Outra questão que dificulta a melhoria da qualidade ambiental é a persistência de determinados princípios ativos no meio ambiente, como os organoclorados. Mesmo produtos orgânicos podem não ser totalmente livres de agrotóxicos em função da presença de produtos persistentes residuais do processo de descontaminação do solo, sendo que a presença residual destes componentes constitui-se numa preocupação crescente dos organismos certificadores nos processos de conversão de culturas. (DAROLT, 2003)
Produtos orgânicos agregam valor a seus consumidores pelo aspecto ecológico e sócio-ambiental que conferem. Para a manutenção da característica de estar associados à imagem de “saudável” pela dispensa do uso de agrotóxicos e fertilizantes sintéticos, a cadeia produtiva desta cultura incorpora a certificação como elemento chave do processo de sustentação da credibilidade junto aos consumidores.
O regulamento CEE Nº 2092/91 do Conselho das Comunidades Européias recomenda um período de pelo menos 24 meses de conversão de culturas antes da sementeira ou, no caso de culturas perenes pelo menos 36 meses antes da primeira colheita obter a certificação de produto orgânico, sendo que este prazo pode ser estendido dependendo da cultura anteriormente praticada naquele solo. No Brasil, a Instrução Normativa 007/99 do Ministério da Agricultura e do Abastecimento exige prazos de 12 e 18 meses para culturas anuais e perenes respectivamente.
A vizinhança de culturas não orgânicas constitui-se em outra fonte de riscos para este tipo de produção que deve respeitar limites mínimos de proximidade com culturas convencionais ou transgênicas para ficarem imunes a contaminação química. Darolt (2003), citando Higashi lembra que os herbicidas utilizados para controle do mato nos sistemas convencionais apresentam um baixo peso molecular, tendo grande poder de difusão no meio ambiente podendo se deslocar por distancias de até 30 Km.
A determinação de que seja mantida uma distância apropriada de fontes de poluição e de possíveis influências prejudiciais a integridade da produção, bem como a proibição de armazenagem na unidade produtora de qualquer insumo impróprio ao cultivo de orgânicos são medidas regulatórias, constantes na Instrução Normativa 007/99 ou no regulamento CEE 2092/91, fiscalizadas pelas entidades certificadoras para controlar este risco.

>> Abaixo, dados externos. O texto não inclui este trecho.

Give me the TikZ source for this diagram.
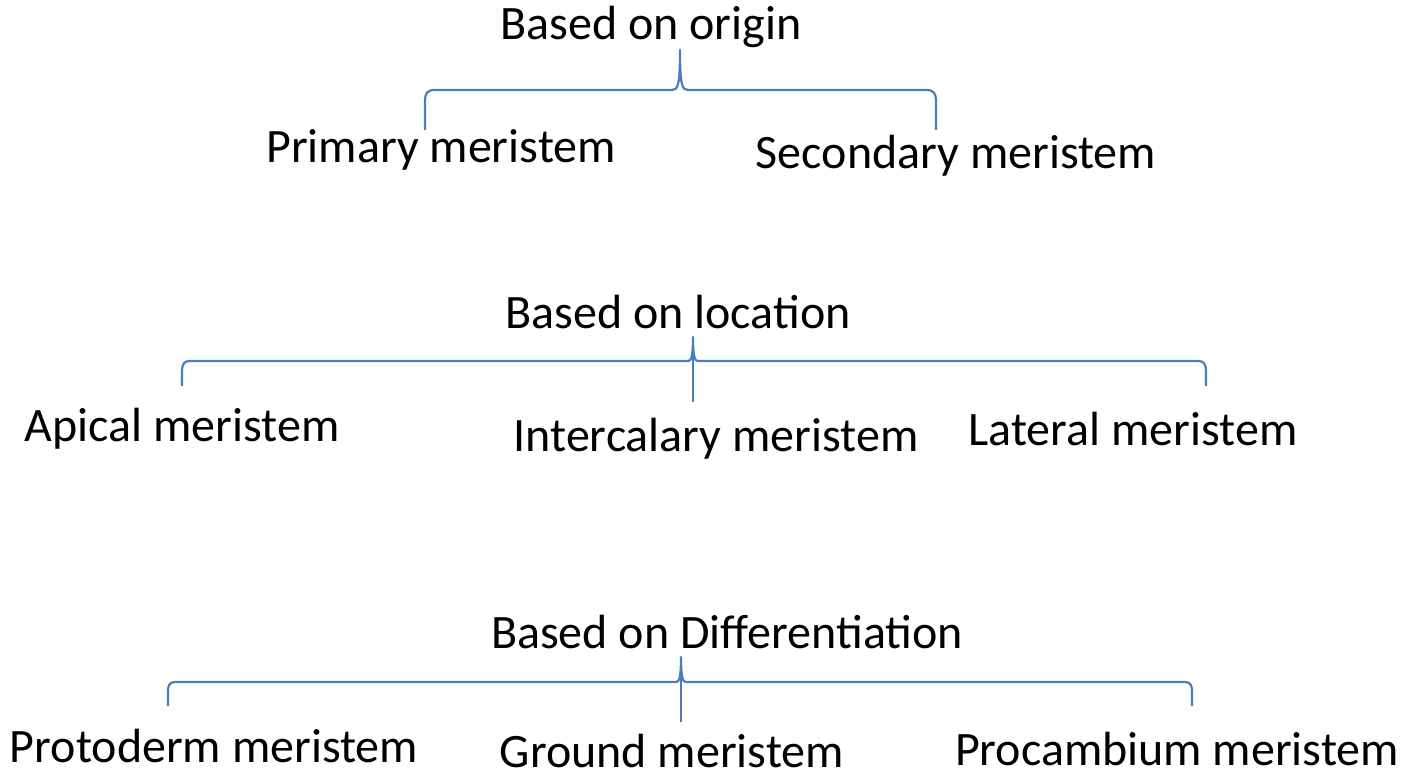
\documentclass[tikz,border=0pt]{standalone}
\usepackage{fontspec}
\setmainfont{Carlito}
\definecolor{braceblue}{RGB}{74,126,187}
\begin{document}
\begin{tikzpicture}[x=1pt,y=-1pt,
  lbl/.style={anchor=base,inner sep=0pt,font=\fontsize{48}{54}\selectfont},
  br/.style={draw=braceblue,line width=2.2pt,line join=round}]
\useasboundingbox (0,0) rectangle (1409,775);
% group 1
\node[lbl] (o) at (651,40) {Based on origin};
\node[lbl] (o1) at (441,163) {Primary meristem};
\node[lbl] (o2) at (956,169) {Secondary meristem};
\coordinate (b1l) at (425,130);
\coordinate (b1r) at (936,130);
\coordinate (b1t) at (680,50);
\draw[br] (b1l) -- (425,102) .. controls (425,93) and (427,90) .. (435,90) -- (672,90)
  .. controls (678,90) and (680,85) .. (b1t)
  .. controls (680,85) and (682,90) .. (688,90) -- (926,90)
  .. controls (934,90) and (936,93) .. (936,102) -- (b1r);
% group 2
\node[lbl] (l) at (678,329) {Based on location};
\node[lbl] (l1) at (182,442) {Apical meristem};
\node[lbl] (l2) at (716,452) {Intercalary meristem};
\node[lbl] (l3) at (1133,446) {Lateral meristem};
\coordinate (b2l) at (182,386);
\coordinate (b2r) at (1206,386);
\coordinate (b2t) at (693,337);
\coordinate (b2b) at (693,402);
\draw[br] (b2l) -- (182,372) .. controls (182,364) and (184,361) .. (190,361) -- (688,361)
  .. controls (691,361) and (693,358) .. (b2t)
  .. controls (693,358) and (695,361) .. (698,361) -- (1198,361)
  .. controls (1204,361) and (1206,364) .. (1206,372) -- (b2r);
\draw[br,line width=1.8pt] (b2t) -- (b2b);
% group 3
\node[lbl] (d) at (727,648) {Based on Differentiation};
\node[lbl] (d1) at (214,762) {Protoderm meristem};
\node[lbl] (d2) at (672,767) {Ground meristem};
\node[lbl] (d3) at (1177,765) {Procambium meristem};
\coordinate (b3l) at (168,706);
\coordinate (b3r) at (1192,706);
\coordinate (b3t) at (681,657);
\coordinate (b3b) at (681,722);
\draw[br] (b3l) -- (168,692) .. controls (168,684) and (170,682) .. (176,682) -- (676,682)
  .. controls (679,682) and (681,679) .. (b3t)
  .. controls (681,679) and (683,682) .. (686,682) -- (1184,682)
  .. controls (1190,682) and (1192,684) .. (1192,692) -- (b3r);
\draw[br,line width=1.8pt] (b3t) -- (b3b);
\end{tikzpicture}
\end{document}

Fatores de mercado, tais como baixa escala de produção, uso intensivo de mão de obra, custos adicionais com embalagens e certificação fazem com que os produtos orgânicos tenham custos comparativamente maiores que a agricultura convencional, e portanto alcancem preços ao consumidor relativamente maiores. Esta diferença de preços produz mais um risco a produção orgânica, pois a atração de produtores e distribuidores de má índole que maqueiam seus produtos com etiquetas de “alimentos naturais” ou “alimentos saudáveis” confundem os consumidores e afetam a credibilidade da certificação.
Produtos orgânicos devem ser transportados em embalagens fechadas de modo a impedir a substituição de seu conteúdo, munidos de rótulo identificando tratar-se de produto controlado é a medida regulatória fiscalizada pelas entidades certificadoras objetivando preservar as características dos orgânicos.
O produto orgânico é um bem que tem na confiança seu principal valor. Não apresenta diferenças aparentes relativamente ao produto convencional, seja forma, cor ou sabor. O que leva um consumidor a preferi-lo é a informação sobre suas vantagens nutricionais, a ausência de agrotóxicos e a confiança de que foi produzido conforme os preceitos que preservam estes fatores.
Classificado como um bem de “crença” (ORMOND,2002), os produtos orgânicos devem ser dotados de requisitos de qualidade específicos que devem ser percebidos pelos consumidores. Não só a aparência e a salubridade associadas à isenção de produtos químicos são atributos, mas também a confiança com que os consumidores podem comprar produtos dotados destas características específicas.
O desenvolvimento de canais de distribuição e comercialização possibilitou que os orgânicos alcançassem maior número de consumidores afastando o contato destes com os produtores e gerando a necessidade de um terceiro elemento que fosse capaz de assegurar ao consumidor a veracidade das informações sobre o processo de produção, restabelecendo a confiança no bem adquirido.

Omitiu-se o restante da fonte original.